### WHAT IS REQUIRED
Which lines in the records below contain the word "this"? Copy each of them.

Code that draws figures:
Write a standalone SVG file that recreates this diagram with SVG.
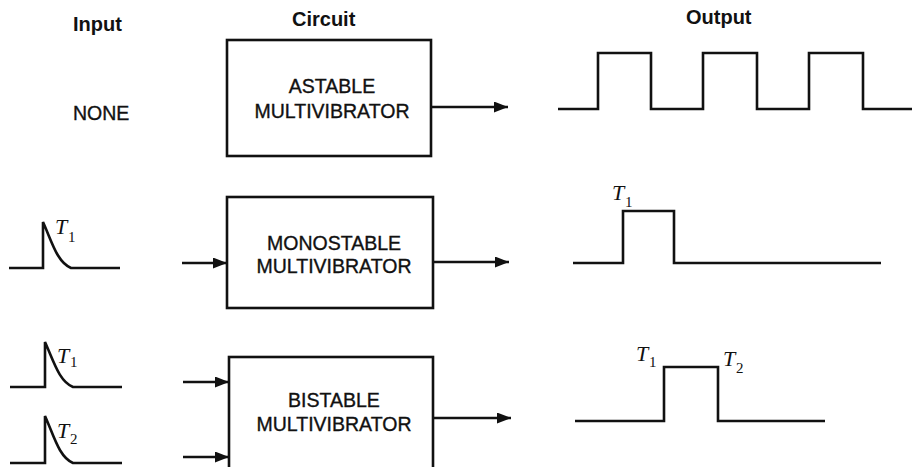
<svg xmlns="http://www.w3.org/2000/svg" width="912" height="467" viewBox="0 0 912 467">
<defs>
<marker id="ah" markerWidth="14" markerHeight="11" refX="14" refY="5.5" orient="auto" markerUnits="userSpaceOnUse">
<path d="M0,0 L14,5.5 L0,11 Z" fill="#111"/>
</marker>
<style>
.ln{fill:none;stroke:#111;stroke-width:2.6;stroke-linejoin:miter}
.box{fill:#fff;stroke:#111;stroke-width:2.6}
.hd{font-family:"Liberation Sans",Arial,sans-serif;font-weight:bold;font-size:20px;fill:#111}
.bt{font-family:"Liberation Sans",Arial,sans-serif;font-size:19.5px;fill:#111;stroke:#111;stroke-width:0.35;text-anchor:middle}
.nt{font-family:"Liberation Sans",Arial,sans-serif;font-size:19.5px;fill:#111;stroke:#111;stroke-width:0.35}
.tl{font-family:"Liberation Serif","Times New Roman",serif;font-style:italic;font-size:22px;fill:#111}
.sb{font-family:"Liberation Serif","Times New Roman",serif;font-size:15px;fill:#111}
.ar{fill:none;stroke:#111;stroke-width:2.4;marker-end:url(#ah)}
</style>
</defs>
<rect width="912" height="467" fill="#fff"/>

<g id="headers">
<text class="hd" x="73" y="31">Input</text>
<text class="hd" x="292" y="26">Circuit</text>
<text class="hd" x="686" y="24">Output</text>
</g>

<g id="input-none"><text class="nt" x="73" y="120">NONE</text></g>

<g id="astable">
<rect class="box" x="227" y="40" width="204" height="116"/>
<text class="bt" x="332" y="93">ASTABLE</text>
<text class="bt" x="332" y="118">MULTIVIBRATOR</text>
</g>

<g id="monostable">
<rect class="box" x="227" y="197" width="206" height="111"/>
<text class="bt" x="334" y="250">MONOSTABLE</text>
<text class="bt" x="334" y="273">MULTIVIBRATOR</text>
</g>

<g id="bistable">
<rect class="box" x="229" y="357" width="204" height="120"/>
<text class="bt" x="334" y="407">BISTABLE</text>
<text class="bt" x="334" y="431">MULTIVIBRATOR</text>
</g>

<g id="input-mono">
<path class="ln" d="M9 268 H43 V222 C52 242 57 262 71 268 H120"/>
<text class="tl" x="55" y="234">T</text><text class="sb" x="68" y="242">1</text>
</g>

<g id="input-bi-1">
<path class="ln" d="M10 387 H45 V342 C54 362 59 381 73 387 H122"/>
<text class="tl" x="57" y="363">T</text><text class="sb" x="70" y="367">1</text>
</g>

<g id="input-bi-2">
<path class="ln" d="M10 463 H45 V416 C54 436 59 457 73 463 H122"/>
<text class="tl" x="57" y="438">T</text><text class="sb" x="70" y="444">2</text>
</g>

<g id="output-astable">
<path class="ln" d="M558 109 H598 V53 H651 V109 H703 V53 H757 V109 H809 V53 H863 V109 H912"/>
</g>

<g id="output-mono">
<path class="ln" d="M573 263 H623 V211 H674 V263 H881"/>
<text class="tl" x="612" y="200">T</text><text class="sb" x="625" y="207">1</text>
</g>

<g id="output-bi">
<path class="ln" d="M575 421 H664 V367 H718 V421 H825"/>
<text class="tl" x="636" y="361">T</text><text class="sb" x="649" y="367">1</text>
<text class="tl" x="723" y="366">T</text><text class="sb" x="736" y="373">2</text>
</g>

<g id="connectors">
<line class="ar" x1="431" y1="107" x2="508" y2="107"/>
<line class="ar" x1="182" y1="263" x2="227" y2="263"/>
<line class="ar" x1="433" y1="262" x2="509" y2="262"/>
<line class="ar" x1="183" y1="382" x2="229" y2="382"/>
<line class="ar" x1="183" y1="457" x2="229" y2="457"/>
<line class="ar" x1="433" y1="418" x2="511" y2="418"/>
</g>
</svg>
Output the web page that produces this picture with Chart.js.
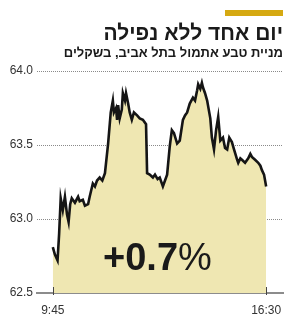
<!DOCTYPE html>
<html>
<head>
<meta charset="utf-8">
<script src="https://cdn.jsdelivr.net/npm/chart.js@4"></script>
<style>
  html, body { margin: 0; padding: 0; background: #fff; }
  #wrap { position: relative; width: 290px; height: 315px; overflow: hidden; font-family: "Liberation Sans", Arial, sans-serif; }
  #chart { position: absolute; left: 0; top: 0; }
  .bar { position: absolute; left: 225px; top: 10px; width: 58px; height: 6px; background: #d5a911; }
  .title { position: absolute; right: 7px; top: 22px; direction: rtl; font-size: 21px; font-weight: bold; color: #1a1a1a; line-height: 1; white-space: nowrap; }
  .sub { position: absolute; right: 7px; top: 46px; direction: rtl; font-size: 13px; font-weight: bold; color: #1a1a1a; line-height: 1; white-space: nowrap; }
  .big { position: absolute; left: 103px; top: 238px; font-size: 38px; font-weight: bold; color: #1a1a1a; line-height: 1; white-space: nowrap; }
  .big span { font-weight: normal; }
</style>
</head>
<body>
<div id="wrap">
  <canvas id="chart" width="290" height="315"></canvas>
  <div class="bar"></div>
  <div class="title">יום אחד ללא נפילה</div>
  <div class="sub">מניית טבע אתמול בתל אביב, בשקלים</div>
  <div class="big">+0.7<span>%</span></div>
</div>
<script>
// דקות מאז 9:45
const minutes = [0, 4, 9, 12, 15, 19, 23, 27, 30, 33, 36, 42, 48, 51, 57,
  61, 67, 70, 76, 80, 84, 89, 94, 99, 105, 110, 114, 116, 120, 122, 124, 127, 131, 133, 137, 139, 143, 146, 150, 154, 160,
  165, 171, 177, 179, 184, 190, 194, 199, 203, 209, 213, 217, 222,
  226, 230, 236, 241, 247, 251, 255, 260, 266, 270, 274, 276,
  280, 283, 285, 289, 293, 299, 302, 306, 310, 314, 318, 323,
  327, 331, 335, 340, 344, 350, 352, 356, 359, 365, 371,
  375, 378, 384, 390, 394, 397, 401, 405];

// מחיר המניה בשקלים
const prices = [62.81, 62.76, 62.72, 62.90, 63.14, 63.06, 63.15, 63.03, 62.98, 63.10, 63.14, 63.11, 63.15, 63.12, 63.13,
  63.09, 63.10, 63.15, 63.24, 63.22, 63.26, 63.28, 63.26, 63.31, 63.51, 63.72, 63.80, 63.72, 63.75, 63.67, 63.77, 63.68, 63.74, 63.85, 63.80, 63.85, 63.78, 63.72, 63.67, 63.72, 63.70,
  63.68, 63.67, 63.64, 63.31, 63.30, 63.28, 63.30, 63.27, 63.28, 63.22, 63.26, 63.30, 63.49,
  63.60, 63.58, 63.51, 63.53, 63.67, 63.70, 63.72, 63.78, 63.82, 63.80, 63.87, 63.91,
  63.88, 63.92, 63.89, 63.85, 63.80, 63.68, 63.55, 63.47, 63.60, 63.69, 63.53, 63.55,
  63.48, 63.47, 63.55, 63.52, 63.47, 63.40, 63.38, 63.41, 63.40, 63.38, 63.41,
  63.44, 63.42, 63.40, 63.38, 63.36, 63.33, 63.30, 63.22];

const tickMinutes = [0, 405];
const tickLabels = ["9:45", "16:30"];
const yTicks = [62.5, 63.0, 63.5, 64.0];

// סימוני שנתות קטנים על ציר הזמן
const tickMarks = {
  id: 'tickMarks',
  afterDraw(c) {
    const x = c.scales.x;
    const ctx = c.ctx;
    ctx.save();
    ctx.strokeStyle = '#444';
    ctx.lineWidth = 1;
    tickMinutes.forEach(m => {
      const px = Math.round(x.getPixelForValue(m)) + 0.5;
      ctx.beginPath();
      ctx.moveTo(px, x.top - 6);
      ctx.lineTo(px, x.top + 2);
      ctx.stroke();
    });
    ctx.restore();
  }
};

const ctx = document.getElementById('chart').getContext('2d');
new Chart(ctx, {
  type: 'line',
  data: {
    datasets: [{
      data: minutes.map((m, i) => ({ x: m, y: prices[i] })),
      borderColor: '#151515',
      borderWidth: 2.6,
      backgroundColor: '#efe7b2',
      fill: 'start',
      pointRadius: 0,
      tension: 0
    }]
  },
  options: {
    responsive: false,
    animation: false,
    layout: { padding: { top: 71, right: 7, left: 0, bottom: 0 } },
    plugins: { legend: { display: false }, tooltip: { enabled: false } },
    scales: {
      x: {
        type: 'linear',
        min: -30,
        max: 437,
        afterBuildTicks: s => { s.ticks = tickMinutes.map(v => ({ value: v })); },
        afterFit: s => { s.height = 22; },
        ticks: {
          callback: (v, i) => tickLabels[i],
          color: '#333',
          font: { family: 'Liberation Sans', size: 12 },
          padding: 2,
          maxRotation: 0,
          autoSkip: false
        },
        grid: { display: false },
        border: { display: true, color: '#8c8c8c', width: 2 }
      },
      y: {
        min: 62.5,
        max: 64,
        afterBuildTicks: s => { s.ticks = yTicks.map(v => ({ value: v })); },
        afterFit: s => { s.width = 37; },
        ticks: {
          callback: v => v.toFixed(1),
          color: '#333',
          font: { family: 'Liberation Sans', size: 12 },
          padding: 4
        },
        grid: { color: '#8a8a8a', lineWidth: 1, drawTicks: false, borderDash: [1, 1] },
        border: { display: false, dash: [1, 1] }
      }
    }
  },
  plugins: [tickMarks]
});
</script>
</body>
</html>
==
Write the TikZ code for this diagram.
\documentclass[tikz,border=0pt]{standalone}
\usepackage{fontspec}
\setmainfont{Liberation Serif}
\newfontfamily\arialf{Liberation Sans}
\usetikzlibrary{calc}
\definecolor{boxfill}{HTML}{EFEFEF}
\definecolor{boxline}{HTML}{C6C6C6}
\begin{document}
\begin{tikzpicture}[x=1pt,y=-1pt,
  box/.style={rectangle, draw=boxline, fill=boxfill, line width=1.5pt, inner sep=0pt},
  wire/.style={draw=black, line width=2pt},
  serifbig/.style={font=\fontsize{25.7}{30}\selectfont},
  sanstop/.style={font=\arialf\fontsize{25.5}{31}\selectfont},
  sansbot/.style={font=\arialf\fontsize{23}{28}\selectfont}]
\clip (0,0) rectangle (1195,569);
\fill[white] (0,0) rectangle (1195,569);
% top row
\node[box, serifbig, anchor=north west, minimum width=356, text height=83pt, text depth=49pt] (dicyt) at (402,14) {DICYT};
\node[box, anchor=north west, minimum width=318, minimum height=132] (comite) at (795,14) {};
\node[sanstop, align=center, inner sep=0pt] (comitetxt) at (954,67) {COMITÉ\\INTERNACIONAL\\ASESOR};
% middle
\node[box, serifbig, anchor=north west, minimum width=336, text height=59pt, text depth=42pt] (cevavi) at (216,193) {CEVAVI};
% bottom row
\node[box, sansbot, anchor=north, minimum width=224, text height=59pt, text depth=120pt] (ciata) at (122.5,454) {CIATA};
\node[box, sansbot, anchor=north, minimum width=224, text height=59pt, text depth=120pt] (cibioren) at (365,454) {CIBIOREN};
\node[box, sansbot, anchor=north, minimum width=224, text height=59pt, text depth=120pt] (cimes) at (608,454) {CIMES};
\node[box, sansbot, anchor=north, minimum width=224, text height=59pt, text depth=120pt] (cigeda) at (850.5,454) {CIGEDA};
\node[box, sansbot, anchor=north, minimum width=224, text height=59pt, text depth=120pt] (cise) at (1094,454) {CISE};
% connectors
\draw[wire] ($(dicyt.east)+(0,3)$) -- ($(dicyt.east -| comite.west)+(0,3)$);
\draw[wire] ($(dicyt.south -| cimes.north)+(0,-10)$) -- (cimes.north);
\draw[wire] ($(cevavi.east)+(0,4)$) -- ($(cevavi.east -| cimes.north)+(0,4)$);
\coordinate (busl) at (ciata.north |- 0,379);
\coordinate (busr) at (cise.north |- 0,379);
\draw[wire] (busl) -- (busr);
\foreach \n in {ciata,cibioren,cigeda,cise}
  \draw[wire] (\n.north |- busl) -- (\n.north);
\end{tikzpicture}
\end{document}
==
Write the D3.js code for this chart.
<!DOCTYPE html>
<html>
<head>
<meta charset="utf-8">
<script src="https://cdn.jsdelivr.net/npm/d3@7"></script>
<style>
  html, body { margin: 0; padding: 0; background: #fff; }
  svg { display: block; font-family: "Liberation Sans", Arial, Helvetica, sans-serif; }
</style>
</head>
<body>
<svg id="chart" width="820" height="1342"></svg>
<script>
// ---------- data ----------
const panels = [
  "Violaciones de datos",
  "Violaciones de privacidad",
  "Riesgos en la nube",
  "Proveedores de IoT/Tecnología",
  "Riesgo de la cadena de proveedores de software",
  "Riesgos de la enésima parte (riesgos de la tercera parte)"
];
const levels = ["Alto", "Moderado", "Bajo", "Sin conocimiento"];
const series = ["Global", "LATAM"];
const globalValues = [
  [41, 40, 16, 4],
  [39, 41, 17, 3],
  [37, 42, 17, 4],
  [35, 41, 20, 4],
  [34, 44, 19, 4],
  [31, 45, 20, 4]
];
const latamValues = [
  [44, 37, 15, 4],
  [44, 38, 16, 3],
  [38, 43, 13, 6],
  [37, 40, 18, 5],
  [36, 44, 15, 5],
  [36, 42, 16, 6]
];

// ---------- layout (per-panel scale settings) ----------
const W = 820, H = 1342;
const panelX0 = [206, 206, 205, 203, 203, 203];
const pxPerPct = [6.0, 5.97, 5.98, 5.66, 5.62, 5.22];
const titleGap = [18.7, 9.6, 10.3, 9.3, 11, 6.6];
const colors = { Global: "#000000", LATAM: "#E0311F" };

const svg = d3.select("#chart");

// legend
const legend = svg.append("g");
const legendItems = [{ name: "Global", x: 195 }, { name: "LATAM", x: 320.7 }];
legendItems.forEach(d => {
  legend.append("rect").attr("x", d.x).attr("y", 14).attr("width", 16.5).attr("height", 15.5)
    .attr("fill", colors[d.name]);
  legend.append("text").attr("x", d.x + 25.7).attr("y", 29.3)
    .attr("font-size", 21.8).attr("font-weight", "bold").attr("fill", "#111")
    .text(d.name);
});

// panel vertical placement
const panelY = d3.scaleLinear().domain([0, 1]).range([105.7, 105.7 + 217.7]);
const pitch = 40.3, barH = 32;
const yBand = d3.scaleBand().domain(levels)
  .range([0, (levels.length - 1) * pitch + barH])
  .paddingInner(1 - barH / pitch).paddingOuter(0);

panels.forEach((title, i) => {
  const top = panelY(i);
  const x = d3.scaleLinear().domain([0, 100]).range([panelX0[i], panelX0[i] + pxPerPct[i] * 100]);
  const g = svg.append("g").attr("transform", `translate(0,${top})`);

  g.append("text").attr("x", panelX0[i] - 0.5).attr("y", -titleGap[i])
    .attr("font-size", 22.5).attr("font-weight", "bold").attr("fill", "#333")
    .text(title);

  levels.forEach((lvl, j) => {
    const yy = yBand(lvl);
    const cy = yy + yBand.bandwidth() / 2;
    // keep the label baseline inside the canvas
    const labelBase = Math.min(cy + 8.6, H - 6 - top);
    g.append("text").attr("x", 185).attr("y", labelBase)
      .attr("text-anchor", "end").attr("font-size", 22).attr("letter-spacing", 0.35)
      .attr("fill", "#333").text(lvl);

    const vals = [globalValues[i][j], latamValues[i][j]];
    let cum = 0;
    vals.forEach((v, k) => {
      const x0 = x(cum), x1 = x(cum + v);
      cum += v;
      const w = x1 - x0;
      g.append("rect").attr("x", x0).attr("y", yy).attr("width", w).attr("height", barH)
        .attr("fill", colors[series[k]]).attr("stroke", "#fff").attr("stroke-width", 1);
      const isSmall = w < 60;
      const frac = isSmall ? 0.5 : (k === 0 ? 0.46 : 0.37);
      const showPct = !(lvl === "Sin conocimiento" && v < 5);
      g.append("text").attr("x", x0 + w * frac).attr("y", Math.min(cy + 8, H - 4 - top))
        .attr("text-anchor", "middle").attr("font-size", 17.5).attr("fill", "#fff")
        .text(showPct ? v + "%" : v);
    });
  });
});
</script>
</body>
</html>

### TASK SOLUTION
Write a standalone SVG file that recreates this diagram with SVG.
Output the web page that produces this picture with Chart.js.
Write the TikZ code for this diagram.
Write the D3.js code for this chart.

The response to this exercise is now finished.